Sunday, 26 July 2009


CHICAGO, July 25 (Bloomberg): Wheat prices fell the most this month on speculation that some investors will unwind futures positions should the US government impose trading curbs on index funds.
Waivers that let index traders exceed position limits may be phased out, Gary Gensler, the Commodity Futures Trading Commission chairman, told a Senate hearing this week. The goal is to narrow the spread between cash prices and futures, he said. Less index investment may depress prices, analysts said.
"That could have a short-term effect," said Jamey Kohake, a Paragon Investments broker in Silver Lake, Kansas. "We could see heavy liquidation."
Wheat futures for September delivery dropped 15.5 cents, or 2.9 per cent, to $5.1625 a bushel on the Chicago Board of Trade. The drop was the biggest for a most-active contract since June 30.
The grain declined 4.7 per cent this week. Futures are down 34 per cent in the past year, partly on reduced demand for supplies from the U.S., the world's largest exporter.
Larger fund managers "want the open interest to stay high, they want speculation in the market," Kohake said.
The price also dropped on speculation that the winter-wheat crop in Kansas, the largest U.S. producer, will top estimates by the government and analysts. Growers may collect as much as 370 million bushels in the state, said Darrell Holaday, the president of Advanced Market Concepts in Manhattan, Kansas.

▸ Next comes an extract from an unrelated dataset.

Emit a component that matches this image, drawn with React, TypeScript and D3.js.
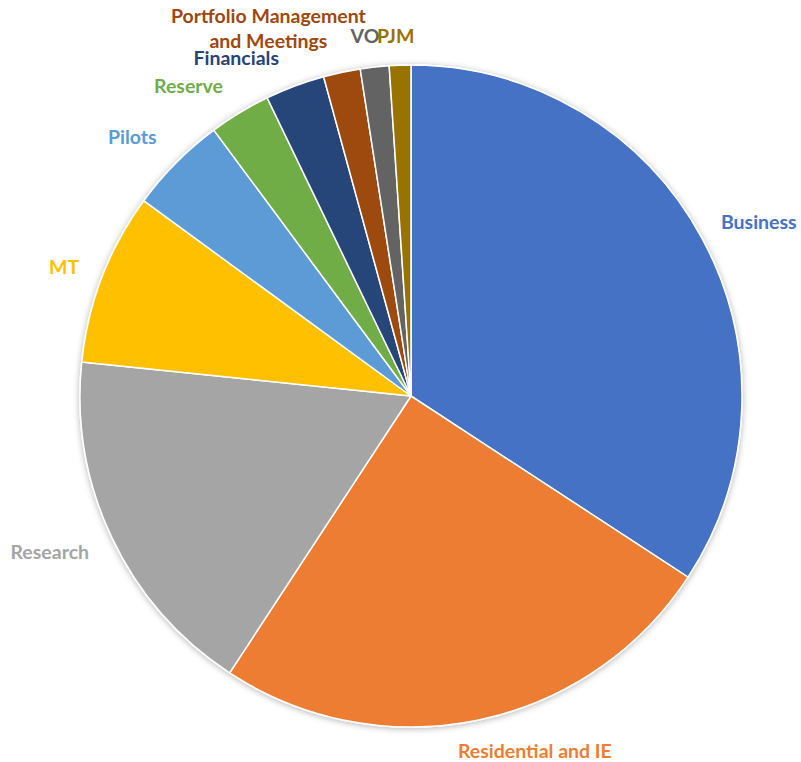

On July 10, the U.S. Department of Agriculture forecast 360.8 million bushels. In May, before the winter-crop harvest began, analysts estimated 338 million, on average. Yields in the state were projected at 41 bushels an acre, the USDA said.
"It got better, especially by the Kansas-Colorado border," Kohake said. "I'm hearing about 50- to 80-bushel yields" an acre, he said.
Wheat is the fourth-biggest US crop, valued at $16.6 billion in 2008, behind corn, soybeans and hay, government data show.